The result was an application where users could create routes with friendly names of [adjective][noun] such as Green Leaf, tune the availability of the route such as Fridays 2-5pm, and attach native communication mechanisms such as text and email. Anyone that had access to the route identifier could communicate with the user by means of animal screen names such as @duck and @zebra. If the route was open, the messages would be pushed to the user via the app, email, and text if indicated. Effectively, the native communication details are hidden and routes can be closed or opened at any time, revoking or granting communication permissions.
You can check out our presentation slide deck and a demonstration video.
- AppEngine - WebApp2 Framework
- Twilio API
- Mox Mocking (Unit Testing)
- Syrup MicroFramework
This was the first project that integrated my microframework Syrup at the onset. A primary goal of Syrup is to pair input/output expectations from the backend tightly with the API docs to better facilitate team development across client and backend. Handshake was a great opportunity to evaluate Syrup's effectiveness in a real-world project. Ultimately, the time saved from direct contract validation and tight coupling of documentation was invaluable. There were few cases of "I expected X and you gave me Y" between the client developer and myself as the backend developer. Syrup greatly help the efficiency of team development for Handshake.
We really wanted to make Handshake ready for a real deployment of many users. While this certainly wasn't required for the course project, it was a great exercise and designing the data models and request handlers to best support concurrent actions and try to reduce contention as much as possible. More details of my experiences in designing and testing for scalability are discussed in the challenges section.
This was now my third project using AppEngine as the backend and I really wanted to employ TDD where possible and create a test suite that covered the codebase thoroughly.
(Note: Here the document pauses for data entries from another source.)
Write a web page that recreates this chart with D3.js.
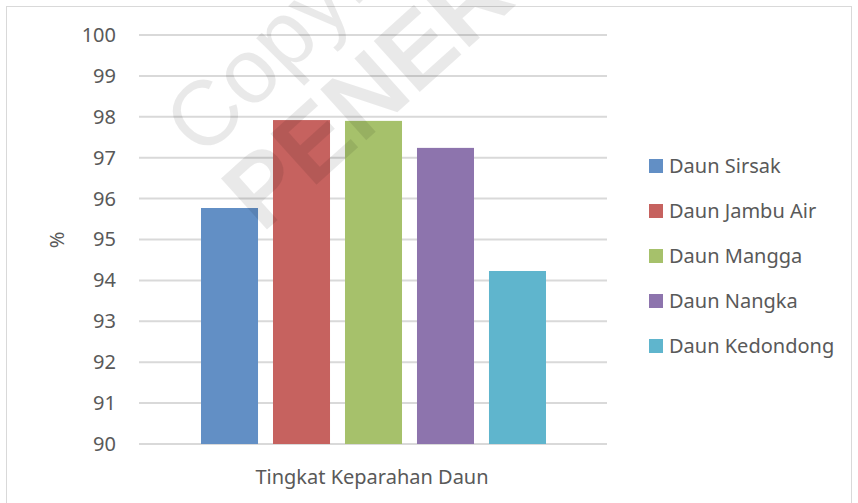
<!DOCTYPE html>
<html>
<head>
<meta charset="utf-8">
<script src="https://cdn.jsdelivr.net/npm/d3@7"></script>
<style>
  body { margin: 0; background: #fff; }
  svg { display: block; font-family: "Noto Sans", sans-serif; }
</style>
</head>
<body>
<svg id="chart" width="858" height="503"></svg>
<script>
// Data
const categories = ["Daun Sirsak", "Daun Jambu Air", "Daun Mangga", "Daun Nangka", "Daun Kedondong"];
const values = [95.77, 97.92, 97.9, 97.24, 94.23];
const colors = ["#628fc5", "#c6625f", "#a6c16b", "#8d74ad", "#5fb5cd"];
const yTicks = [90, 91, 92, 93, 94, 95, 96, 97, 98, 99, 100];
const groupLabel = "Tingkat Keparahan Daun";

const width = 858;
const height = 503;
const margin = { top: 35, right: 251, bottom: 59, left: 139 };

const svg = d3.select("#chart");

// outer chart border
svg.append("rect")
  .attr("x", 6.5).attr("y", 6.5)
  .attr("width", 845).attr("height", 510)
  .attr("fill", "#fff")
  .attr("stroke", "#d9d9d9");

const yScale = d3.scaleLinear()
  .domain([90, 100])
  .range([height - margin.bottom, margin.top]);

const xScale = d3.scaleBand()
  .domain(categories)
  .range([201, 546])
  .paddingInner(0.208)
  .paddingOuter(0);

// gridlines
svg.append("g")
  .selectAll("line")
  .data(yTicks)
  .enter()
  .append("line")
  .attr("x1", margin.left)
  .attr("x2", width - margin.right)
  .attr("y1", (d) => yScale(d))
  .attr("y2", (d) => yScale(d))
  .attr("stroke", "#d9d9d9")
  .attr("stroke-width", 2);

// y axis labels
const yAxis = d3.axisLeft(yScale).tickValues(yTicks).tickSize(0).tickPadding(0);
const yg = svg.append("g")
  .attr("transform", `translate(116, 0)`)
  .call(yAxis);
yg.select(".domain").remove();
yg.selectAll("text")
  .attr("font-family", "Noto Sans, sans-serif")
  .attr("font-size", 20)
  .attr("fill", "#595959");

// bars
svg.append("g")
  .selectAll("rect")
  .data(values)
  .enter()
  .append("rect")
  .attr("x", (d, i) => xScale(categories[i]))
  .attr("y", (d) => yScale(d))
  .attr("width", xScale.bandwidth())
  .attr("height", (d) => yScale(90) - yScale(d))
  .attr("fill", (d, i) => colors[i]);

// watermark (runs off the top edge, as in the original)
const wm = svg.append("g").attr("fill", "#000").attr("fill-opacity", 0.085);
wm.append("text")
  .attr("transform", "translate(203,160) rotate(-45)")
  .attr("font-size", 92)
  .attr("font-family", "Liberation Sans, sans-serif")
  .text("Copyright");
wm.append("text")
  .attr("transform", "translate(262,234) rotate(-42)")
  .attr("font-size", 100)
  .attr("font-weight", "bold")
  .attr("font-family", "Liberation Sans, sans-serif")
  .text("PENERBIT");

// axis titles
svg.append("text")
  .attr("x", 372)
  .attr("y", 484)
  .attr("text-anchor", "middle")
  .attr("font-size", 20)
  .attr("fill", "#595959")
  .text(groupLabel);

svg.append("text")
  .attr("transform", "translate(64,240) rotate(-90)")
  .attr("text-anchor", "middle")
  .attr("font-size", 20)
  .attr("fill", "#595959")
  .text("%");

// legend
const legend = svg.append("g")
  .selectAll("g")
  .data(categories)
  .enter()
  .append("g")
  .attr("transform", (d, i) => `translate(649, ${166 + i * 45})`);

legend.append("rect")
  .attr("x", 0).attr("y", -7)
  .attr("width", 14).attr("height", 14)
  .attr("fill", (d, i) => colors[i]);

legend.append("text")
  .attr("x", 20)
  .attr("y", 0)
  .attr("dy", "0.35em")
  .attr("font-size", 20)
  .attr("fill", "#595959")
  .text((d) => d);
</script>
</body>
</html>
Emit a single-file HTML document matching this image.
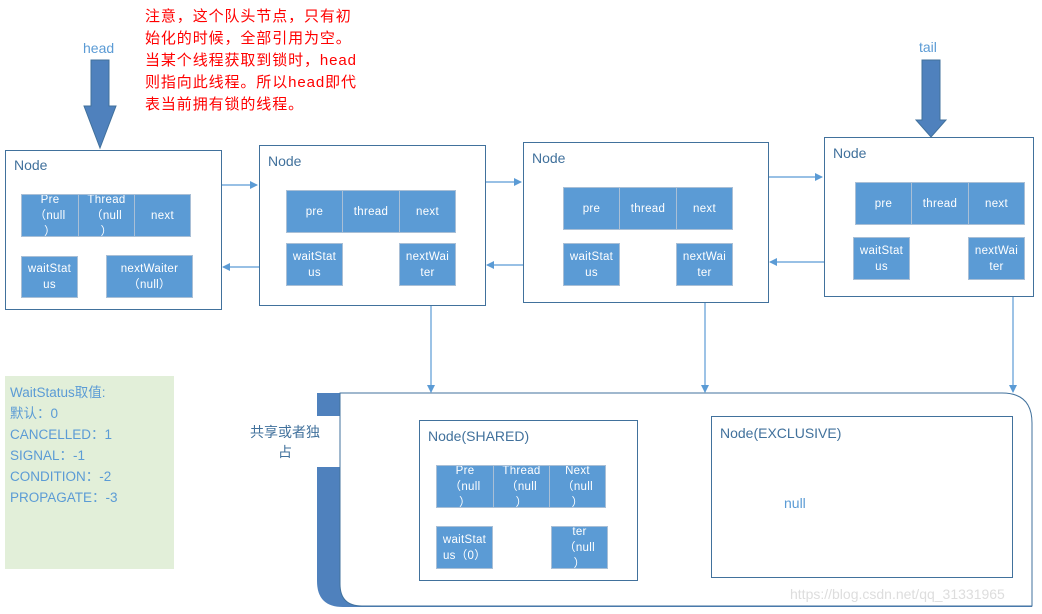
<!DOCTYPE html>
<html><head><meta charset="utf-8"><style>
body{margin:0;width:1042px;height:614px;background:#fff;position:relative;overflow:hidden;font-family:"Liberation Sans","Noto Sans CJK SC",sans-serif}
.a{position:absolute}
.box{position:absolute;border:1px solid #41719c;background:#fff;box-sizing:border-box}
.t{position:absolute;color:#41719c;font-size:14px}
.c{position:absolute;background:#5b9bd5;border:1px solid #a9bfd6;box-sizing:border-box;color:#fff;font-size:11.5px;text-align:center;line-height:16px;display:flex;align-items:center;justify-content:center;overflow:hidden;letter-spacing:.3px}
.red{position:absolute;left:145px;top:6px;color:#f00;font-size:15px;line-height:22px;letter-spacing:0.9px;white-space:nowrap}
.ws{position:absolute;left:5px;top:376px;width:169px;height:193px;background:#e2efd9;color:#5b9bd5;font-size:13.5px;line-height:21px;padding:6px 0 0 5px;box-sizing:border-box}
</style></head><body>
<svg class="a" style="left:0;top:0" width="1042" height="614">
<defs><marker id="m" markerWidth="8" markerHeight="8" refX="7" refY="4" orient="auto" markerUnits="userSpaceOnUse"><path d="M0,0 L8,4 L0,8z" fill="#5b9bd5"/></marker></defs>
<!-- head/tail arrows -->
<path d="M91,60 H109 V106 H116 L100,148 L84,106 H91z" fill="#4f81bd" stroke="#41719c"/>
<path d="M922,60 H940 V120 H946 L931,137 L916,120 H922z" fill="#4f81bd" stroke="#41719c"/>
<!-- container -->
<path d="M317,393 H1002 Q1032,393 1032,423 V607 H343 Q317,607 317,581z" fill="#4f81bd"/>
<rect x="300" y="416" width="40" height="51" fill="#fff"/>
<path d="M340,393 H1002 Q1032,393 1032,423 V606 H362 Q340,606 340,584z" fill="#fff" stroke="#41719c"/>
<g fill="none" stroke="#5b9bd5" stroke-width="1.2">
<path d="M191,215 H206 V185 H257" marker-end="url(#m)"/>
<path d="M286,212 H271 V267 H223" marker-end="url(#m)"/>
<path d="M455,212 H463 V182 H521" marker-end="url(#m)"/>
<path d="M563,208 H548 V265 H487" marker-end="url(#m)"/>
<path d="M732,208 H742 V177 H822" marker-end="url(#m)"/>
<path d="M855,203 H840 V262 H770" marker-end="url(#m)"/>
<path d="M431,285 V392" marker-end="url(#m)"/>
<path d="M705,285 V392" marker-end="url(#m)"/>
<path d="M1013,279 V392" marker-end="url(#m)"/>
</g>
</svg>
<div class="t" style="left:83px;top:40px;color:#5b9bd5;font-size:14px">head</div>
<div class="t" style="left:919px;top:39px;color:#5b9bd5;font-size:14px">tail</div>
<div class="red">注意，这个队头节点，只有初<br>始化的时候，全部引用为空。<br>当某个线程获取到锁时，head<br>则指向此线程。所以head即代<br>表当前拥有锁的线程。</div>

<div class="box" style="left:5px;top:150px;width:217px;height:160px"></div>
<div class="t" style="left:14px;top:157px">Node</div>
<div class="c" style="left:21px;top:194px;width:58px;height:43px">Pre<br>（null<br>）</div>
<div class="c" style="left:78px;top:194px;width:57px;height:43px">Thread<br>（null<br>）</div>
<div class="c" style="left:134px;top:194px;width:57px;height:43px">next</div>
<div class="c" style="left:21px;top:256px;width:57px;height:42px">waitStat<br>us</div>
<div class="c" style="left:106px;top:255px;width:87px;height:43px">nextWaiter<br>（null）</div>

<div class="box" style="left:259px;top:145px;width:227px;height:161px"></div>
<div class="t" style="left:268px;top:153px">Node</div>
<div class="c" style="left:286px;top:190px;width:57px;height:43px">pre</div>
<div class="c" style="left:342px;top:190px;width:58px;height:43px">thread</div>
<div class="c" style="left:399px;top:190px;width:57px;height:43px">next</div>
<div class="c" style="left:286px;top:243px;width:57px;height:43px">waitStat<br>us</div>
<div class="c" style="left:399px;top:243px;width:57px;height:43px">nextWai<br>ter</div>

<div class="box" style="left:523px;top:142px;width:246px;height:161px"></div>
<div class="t" style="left:532px;top:150px">Node</div>
<div class="c" style="left:563px;top:187px;width:57px;height:43px">pre</div>
<div class="c" style="left:619px;top:187px;width:58px;height:43px">thread</div>
<div class="c" style="left:676px;top:187px;width:57px;height:43px">next</div>
<div class="c" style="left:563px;top:243px;width:57px;height:43px">waitStat<br>us</div>
<div class="c" style="left:676px;top:243px;width:57px;height:43px">nextWai<br>ter</div>

<div class="box" style="left:824px;top:137px;width:210px;height:160px"></div>
<div class="t" style="left:833px;top:145px">Node</div>
<div class="c" style="left:855px;top:182px;width:57px;height:43px">pre</div>
<div class="c" style="left:911px;top:182px;width:58px;height:43px">thread</div>
<div class="c" style="left:968px;top:182px;width:57px;height:43px">next</div>
<div class="c" style="left:853px;top:237px;width:57px;height:43px">waitStat<br>us</div>
<div class="c" style="left:968px;top:237px;width:57px;height:43px">nextWai<br>ter</div>

<div class="ws">WaitStatus取值:<br>默认：0<br>CANCELLED：1<br>SIGNAL：-1<br>CONDITION：-2<br>PROPAGATE：-3</div>

<div class="t" style="left:250px;top:422px;width:70px;text-align:center;font-size:14px;line-height:20px">共享或者独占</div>

<div class="box" style="left:419px;top:420px;width:219px;height:161px"></div>
<div class="t" style="left:428px;top:428px">Node(SHARED)</div>
<div class="c" style="left:436px;top:465px;width:58px;height:43px">Pre<br>（null<br>）</div>
<div class="c" style="left:493px;top:465px;width:57px;height:43px">Thread<br>（null<br>）</div>
<div class="c" style="left:549px;top:465px;width:57px;height:43px">Next<br>（null<br>）</div>
<div class="c" style="left:436px;top:526px;width:57px;height:43px">waitStat<br>us（0）</div>
<div class="c" style="left:551px;top:526px;width:57px;height:43px">ter<br>（null<br>）</div>

<div class="box" style="left:711px;top:416px;width:302px;height:162px"></div>
<div class="t" style="left:720px;top:425px">Node(EXCLUSIVE)</div>
<div class="t" style="left:784px;top:495px;color:#5b9bd5">null</div>
<div class="a" style="left:790px;top:586px;color:#ddd;font-size:14px">https://blog.csdn.net/qq_31331965</div>
</body></html>
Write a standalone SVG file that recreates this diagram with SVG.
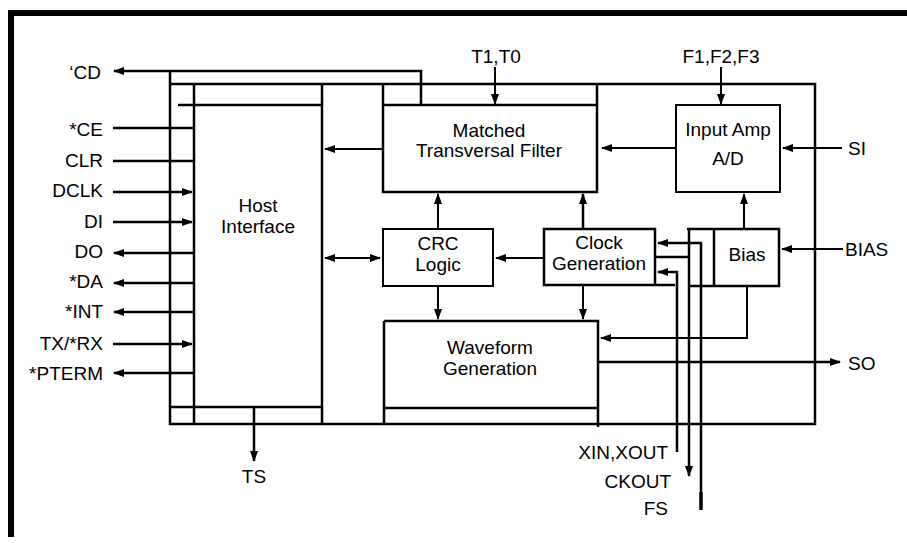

The backend consisted of ~4000 lines of code and ~1800 lines of tests that covered a high percentage of the backend source. This project is probably the most thoroughly tested project I have completed for personal use.
Generating Unique Route IDs
In line with our scalability goal, I wanted to make sure that route name generation was unique and could support many concurrent requests. Since route names are created from our dictionary of words in the format [adjective][noun], and given we used 500 adjectives and 1,300 nouns there were 650,000 total combinations available. Naturally, we could always expand the list of candidate nouns and adjectives.
I needed to design the backend such that many concurrent requests would still generate unique route names. I accomplished this with the following steps:
1) Naming Model
I created a database model that stored a long list of adjectives or nouns and modeled them in logical bins (e.g. 100 bins). An entry was retrieved by using a timestamp, indexed to a specific bin, and then a random entry was selected from the bin.
*Note this model could have been sharded to better control contention.
2) Naming Generator
The Naming Generator first retrieved a random entry from the adjective and noun naming models. Then, in a separate function a route creation was attempted, if it failed due to a duplicate entry existing, it simply retried until successful. Note that the separate function was marked as transactional, meaning that only a single entry could write within the transaction at a time. It was important to minimize the amount of code within the transaction to limit other attempts from failing. With the transactional protection, two separate requests couldn't generate identical route names and return before knowing of each others existence.
In order to also support our project goal of strong test coverage, I designed tests that flexed the concurrent support of the backend. I did so using the following steps:
1) Mock the dictionary
I wanted to reduce the sample space of the dictionary of adjectives and nouns so I mocked the database model to only include 200 items so many requests would cause collisions.
2) Set eventual consistency to 0
AppEngine supports a testing feature where you can model the database such that eventual consistency is nonexistent. The purpose of doing this is to support repeatability of test results. I didn't want the backend to depend on eventual consistency timing working out to pass the test.
3) Spawn many threads
I spawned several threads to access the Naming Generator each independently. Each thread reported its resulting unique route name and if any of the entries were duplicates, the test failed. My goal was to make the number of total requests close to the state space of the dictionary so collisions would likely happen. I was able to pass my concurrency test and to make sure it was working correctly, I removed the @ndb.transactional decorator from the NamingGenerator and the test would fail, indicating duplicate entries were being generated as expected.
Maintaining Strong Consistency
In modeling the routes and route members (recall that many people can join a route to communicate) it was really important to maintain a consistent view of the entities. This was accomplished using AppEngine's entity group model for relationships and using ancestor queries to resolve members of a given route.